You can't, because you assume the decisions being made are based on some metric as opposed to just being made because.

Let me ask you this: why does every alt 5E include those rules if "no one used them"?
Because alt-5e products appeal to a comparatively tiny niche (like maybe 5% of WotC DnD’s audience)? And most of those alt-5e rulesets are chasing the same market.

Again not rocket science.

Am I guessing here? Sure. But it’s not much of a leap.
 

It could also be that D&DBeyond's monster creation system is terrible and unintuitive, and it's easier to create a monster on pen-and-paper, so DM's just don't use it.

If you click on "Create a Monster", you are greeted with 35 boxes to fill out. Sure, I could spend 45 minutes making a monster on D&DBeyond, or I can jot one down on a piece of paper and finish it in 5 minutes.
You can use 20 pages of rules in five minutes? That’s impressive. I certainly couldn’t. Took one look at the rules, bounced off hard, and never looked at them again.

Heck it was only with the 2024 rules that I was even reminded that they existed.

No one reads the DMG is a thing for a reason.
 

Just to parrot @Umbran for a second, his point about dashing it to the floor rings very true.

If it takes twenty steps to create a monster, those are rules I will never use. It’s just not going to happen ever. Why on earth would I use a system that baroque? I can create entire adventures in less steps. Good grief, random adventure generators have less steps.

Everyone wanted 5e to be less transparent. Well that’s the cost of less transparency. Increased complexity.
 

1) Well, if you insist, then I suspect that there's a lot hiding in the word "flawed". Specifically, that there is something beyond "flawed" that we aren't talking about.

2) This is something we frequently (perhaps generally) fail to publicly recognize when that information would be useful. Our discussions lean to absolutely trashing on flawed things, as if they were in the "beyond flawed" category.

I think we are thus often the architects of our own disappointment.



Who are "them" in this comment? Because, if it is "players/GMs", no, that's not how customer satisfaction works.

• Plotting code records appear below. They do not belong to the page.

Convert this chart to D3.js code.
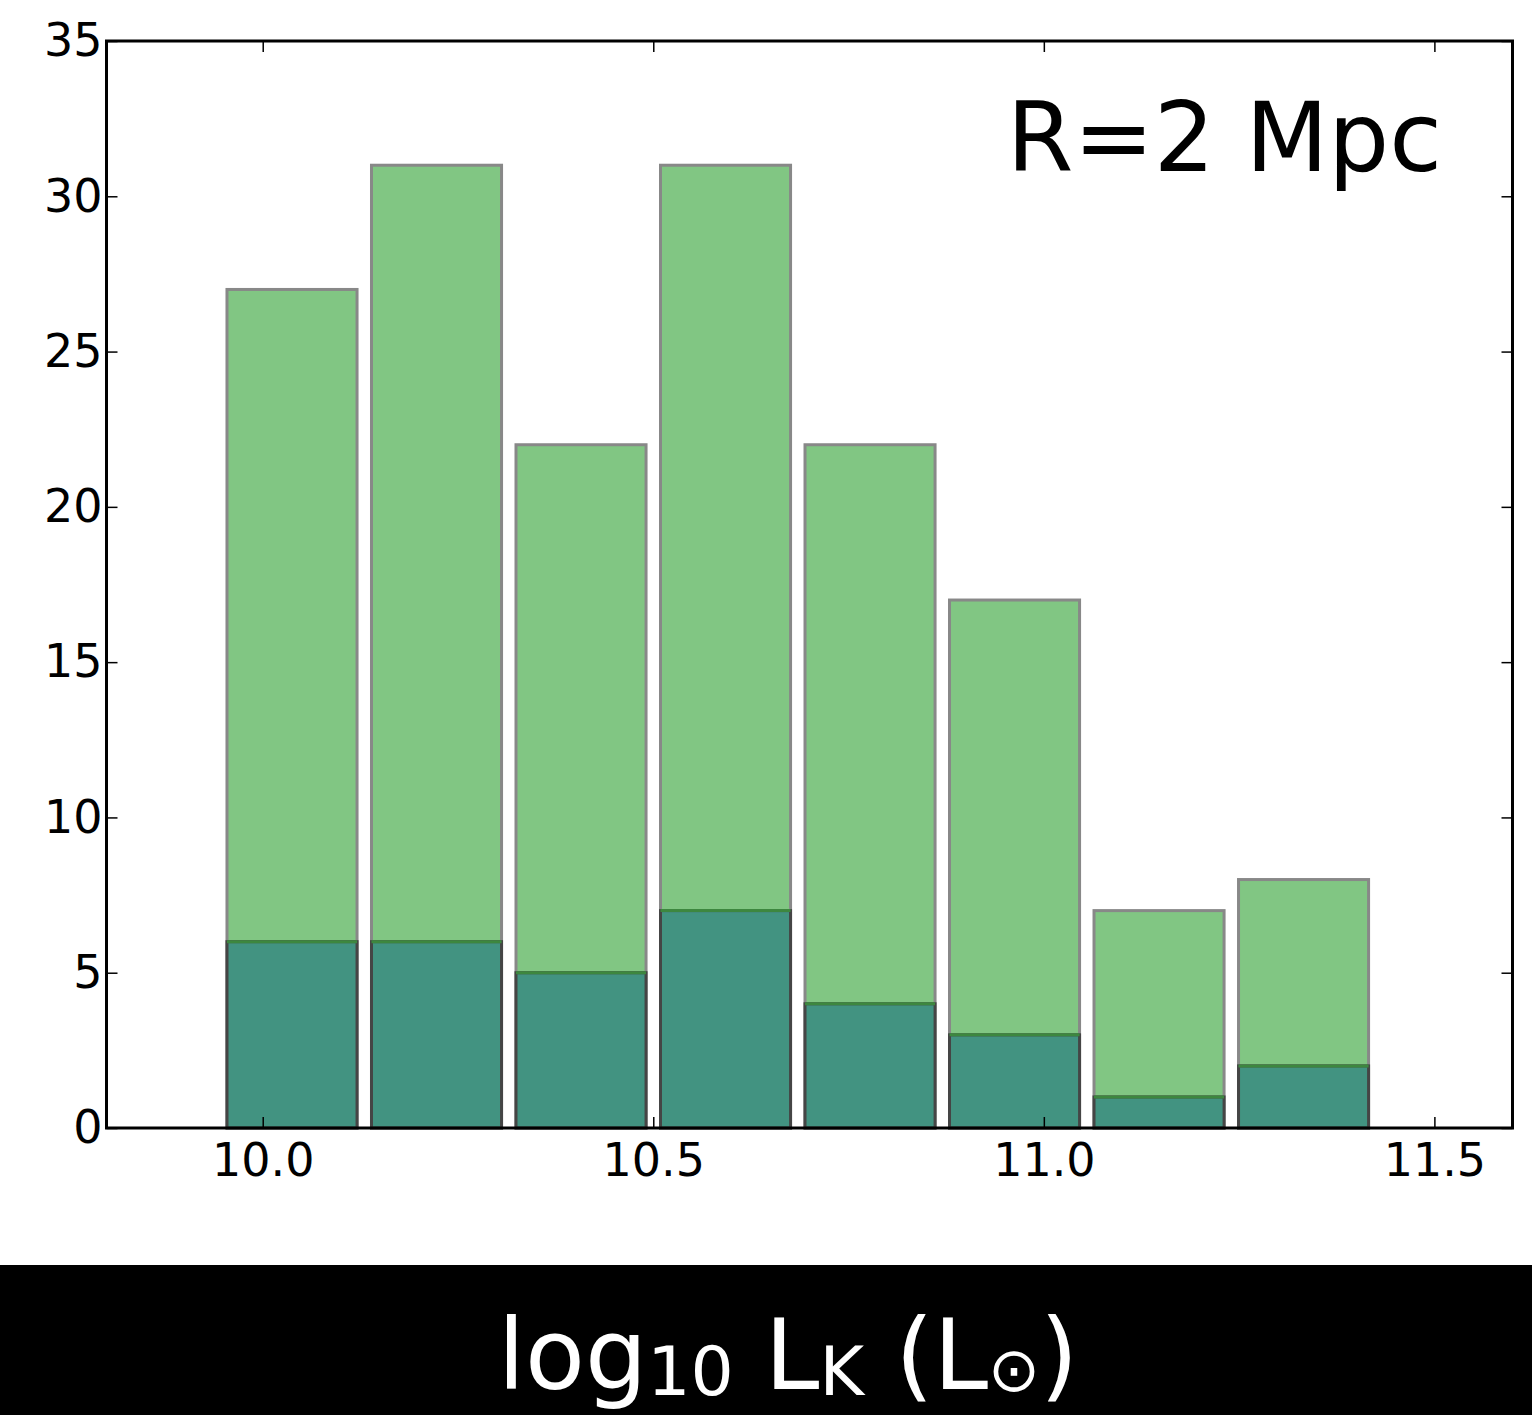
<!DOCTYPE html>
<html>
<head>
<meta charset="utf-8">
<script src="https://cdn.jsdelivr.net/npm/d3@7"></script>
<style>
  body { margin: 0; background: #fff; }
  svg { display: block; font-family: "DejaVu Sans", sans-serif; }
</style>
</head>
<body>
<svg id="chart" width="1532" height="1415"></svg>
<script>
'use strict';

// histogram bin edges (log10 L_K)
var binEdges = [9.945, 10.130, 10.315, 10.500, 10.685, 10.870, 11.055, 11.240, 11.425];
// all galaxies per bin
var allCounts = [27, 31, 22, 31, 22, 17, 7, 8];
// subset per bin
var subCounts = [6, 6, 5, 7, 4, 3, 1, 2];

var xTicks = [10.0, 10.5, 11.0, 11.5];
var yTicks = [0, 5, 10, 15, 20, 25, 30, 35];
var annotation = "R=2 Mpc";

var width = 1532, height = 1415;
var plot = {left: 106.5, right: 1512.5, top: 41, bottom: 1128};
var rwidth = 0.9;

var svg = d3.select("#chart");

var x = d3.scaleLinear().domain([9.8, 11.6]).range([plot.left, plot.right]);
var y = d3.scaleLinear().domain([0, 35]).range([plot.bottom, plot.top]);

var bins = allCounts.map(function(c, i) {
  var x0 = binEdges[i], x1 = binEdges[i + 1], pad = (x1 - x0) * (1 - rwidth) / 2;
  return {x0: x0 + pad, x1: x1 - pad, all: c, sub: subCounts[i]};
});

// big bars
svg.append("g").selectAll("rect")
    .data(bins)
  .enter().append("rect")
    .attr("x", function(d) { return x(d.x0); })
    .attr("y", function(d) { return y(d.all); })
    .attr("width", function(d) { return x(d.x1) - x(d.x0); })
    .attr("height", function(d) { return y(0) - y(d.all); })
    .attr("fill", "#81c683")
    .attr("stroke", "#888888")
    .attr("stroke-width", 3);

// subset bars
svg.append("g").selectAll("rect")
    .data(bins)
  .enter().append("rect")
    .attr("x", function(d) { return x(d.x0); })
    .attr("y", function(d) { return y(d.sub); })
    .attr("width", function(d) { return x(d.x1) - x(d.x0); })
    .attr("height", function(d) { return y(0) - y(d.sub); })
    .attr("fill", "#429381")
    .attr("stroke", "#454545")
    .attr("stroke-width", 3);

svg.append("g").selectAll("line")
    .data(bins)
  .enter().append("line")
    .attr("x1", function(d) { return x(d.x0); })
    .attr("x2", function(d) { return x(d.x1); })
    .attr("y1", function(d) { return y(d.sub); })
    .attr("y2", function(d) { return y(d.sub); })
    .attr("stroke", "#3d873f")
    .attr("stroke-width", 3);

// axes, matplotlib-style inward ticks on all sides
function styleAxis(g) {
  g.select(".domain").remove();
  g.selectAll(".tick line").attr("stroke", "#000").attr("stroke-width", 1.5);
  g.selectAll(".tick text").attr("fill", "#000").attr("font-size", 46)
    .attr("font-family", "DejaVu Sans, sans-serif");
}

svg.append("g")
    .attr("transform", "translate(0," + y(0) + ")")
    .call(d3.axisBottom(x).tickValues(xTicks).tickFormat(d3.format(".1f")).tickSizeInner(-11).tickPadding(15))
    .call(styleAxis);

svg.append("g")
    .attr("transform", "translate(0," + y(35) + ")")
    .call(d3.axisTop(x).tickValues(xTicks).tickFormat("").tickSizeInner(-11))
    .call(styleAxis);

svg.append("g")
    .attr("transform", "translate(" + x(9.8) + ",0)")
    .call(d3.axisLeft(y).tickValues(yTicks).tickFormat(d3.format("d")).tickSizeInner(-11).tickPadding(4))
    .call(styleAxis);

svg.append("g")
    .attr("transform", "translate(" + x(11.6) + ",0)")
    .call(d3.axisRight(y).tickValues(yTicks).tickFormat("").tickSizeInner(-11))
    .call(styleAxis);

// frame
svg.append("rect")
    .attr("x", x(9.8))
    .attr("y", y(35))
    .attr("width", x(11.6) - x(9.8))
    .attr("height", y(0) - y(35))
    .attr("fill", "none")
    .attr("stroke", "#000")
    .attr("stroke-width", 3);

svg.append("text")
    .attr("x", 1442)
    .attr("y", 171)
    .attr("text-anchor", "end")
    .attr("font-size", 96)
    .text(annotation);

// x label band
svg.append("rect")
    .attr("x", 0).attr("y", 1265)
    .attr("width", width).attr("height", height - 1265)
    .attr("fill", "#000");

var lab = svg.append("text")
    .attr("x", 788)
    .attr("y", 1389)
    .attr("text-anchor", "middle")
    .attr("fill", "#fff")
    .attr("font-size", 98);
lab.append("tspan").text("log");
lab.append("tspan").attr("font-size", 68).attr("dy", 6).text("10");
lab.append("tspan").attr("dy", -6).text(" L");
lab.append("tspan").attr("font-size", 68).attr("dy", 6).text("K");
lab.append("tspan").attr("dy", -6).text(" (L");
lab.append("tspan").attr("font-size", 62).attr("dy", 2).text("\u2299");
lab.append("tspan").attr("dy", -2).text(")");
</script>
</body>
</html>
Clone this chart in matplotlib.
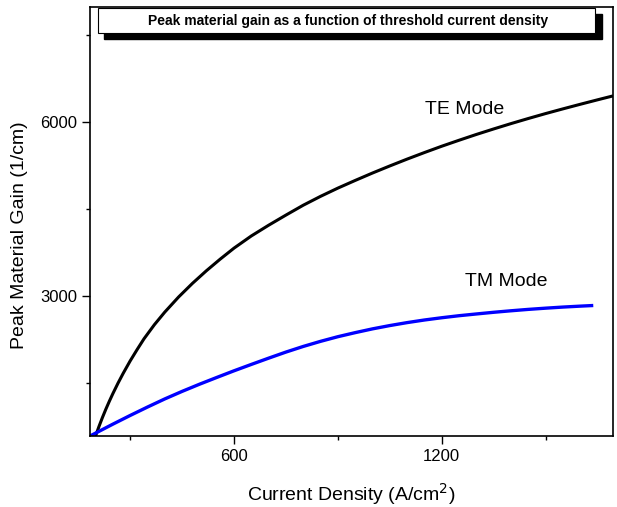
import matplotlib.pyplot as plt
from matplotlib.patches import Rectangle

plt.rcParams['font.family'] = ['Liberation Sans', 'DejaVu Sans']

# TE mode curve
te_x = [200, 210, 220, 230, 240, 250, 265, 280, 300, 320, 340, 370, 400, 440, 480,
        520, 560, 600, 650, 700, 750, 800, 850, 900, 950, 1000, 1050, 1100, 1150,
        1200, 1250, 1300, 1350, 1400, 1450, 1500, 1550, 1600, 1650, 1695]
te_y = [586, 751, 906, 1051, 1187, 1316, 1498, 1668, 1880, 2075, 2262, 2505, 2722,
        2983, 3218, 3434, 3635, 3825, 4035, 4220, 4395, 4565, 4718, 4860, 4992,
        5120, 5242, 5360, 5473, 5582, 5685, 5785, 5880, 5972, 6060, 6145, 6226,
        6305, 6382, 6450]

# TM mode curve
tm_x = [184, 250, 300, 350, 400, 450, 500, 550, 600, 650, 700, 750, 800, 850, 900,
        950, 1000, 1050, 1100, 1150, 1200, 1250, 1300, 1350, 1400, 1450, 1500,
        1550, 1600, 1638]
tm_y = [586, 790, 940, 1085, 1225, 1355, 1478, 1595, 1710, 1820, 1928, 2033, 2130,
        2218, 2298, 2368, 2433, 2490, 2541, 2586, 2625, 2660, 2690, 2719, 2745,
        2769, 2790, 2809, 2825, 2836]

x_major = [600, 1200]
x_minor = [300, 900, 1500]
y_major = [3000, 6000]
y_minor = [1500, 4500, 7500]

W, H = 617, 507
fig = plt.figure(figsize=(W / 100, H / 100), dpi=100)
ax = fig.add_axes([90 / W, 1 - 436 / H, 523 / W, 429 / H])

ax.plot(te_x, te_y, color='black', lw=2.2, solid_capstyle='butt')
ax.plot(tm_x, tm_y, color='#0000ff', lw=2.4, solid_capstyle='butt')

ax.set_xlim(184, 1695)
ax.set_ylim(586, 7983)

ax.set_xticks(x_major)
ax.set_xticks(x_minor, minor=True)
ax.set_yticks(y_major)
ax.set_yticks(y_minor, minor=True)
ax.tick_params(which='major', direction='out', length=5.5, width=1, labelsize=12)
ax.tick_params(axis='x', which='major', pad=4)
ax.tick_params(axis='y', which='major', pad=3.5)
ax.tick_params(which='minor', direction='out', length=3, width=1)
for s in ax.spines.values():
    s.set_linewidth(1.2)

ax.set_xlabel('Current Density (A/cm$^2$)', fontsize=14, labelpad=12)
fig.text(20 / W, 1 - 235 / H, 'Peak Material Gain (1/cm)', fontsize=14,
         rotation=90, ha='center', va='center')

ax.annotate('TE Mode', xy=(465 / W, 1 - 110 / H), xycoords='figure fraction',
            fontsize=14, ha='center', va='center')
ax.annotate('TM Mode', xy=(506 / W, 1 - 282 / H), xycoords='figure fraction',
            fontsize=14, ha='center', va='center')

# title box with drop shadow
fig.patches.append(Rectangle((104 / W, 1 - 39 / H), 498 / W, 25 / H,
                             transform=fig.transFigure, facecolor='black',
                             edgecolor='black', zorder=5))
fig.patches.append(Rectangle((98 / W, 1 - 33 / H), 497 / W, 25 / H,
                             transform=fig.transFigure, facecolor='white',
                             edgecolor='black', lw=0.8, zorder=6))
fig.text(348 / W, 1 - 20.5 / H, 'Peak material gain as a function of threshold current density',
         fontsize=10, fontweight='bold', ha='center', va='center', zorder=7)

fig.savefig('out.png', dpi=100)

If players/GMs use the system once or twice, and it doesn't turn out well, we metaphorically dash it to the floor, stomp on it, and storm away in a huff to shout on the internet about how WotC sucks. We wil not wait for #1001 to ragequit.

And that's not a win for WotC.
If that were true, no one would ever play D&D twice.
 


Pedantry Alert: That should be "yuki-onna" ("onna" is the Japanese word for "woman", the "yuki" means "snow").
Yeah, a lot of the terms in the all of the old books (those that weren't just made up to have a term) would be different if they were revised for accuracy. (Longsword?) I have (mostly, though sometimes I end up going down the rabbit-hole anyway) avoided verifying the accuracy of the terms in the books, because it's not really a fun exercise. I decided to just go with it being fantasy, the same way we make up fantasy names for everything else. They don't speak Japanese on Aerth, they speak...some fantasy language, and perhaps that's the correct way to spell it and it translates to "frosty spirit" or such.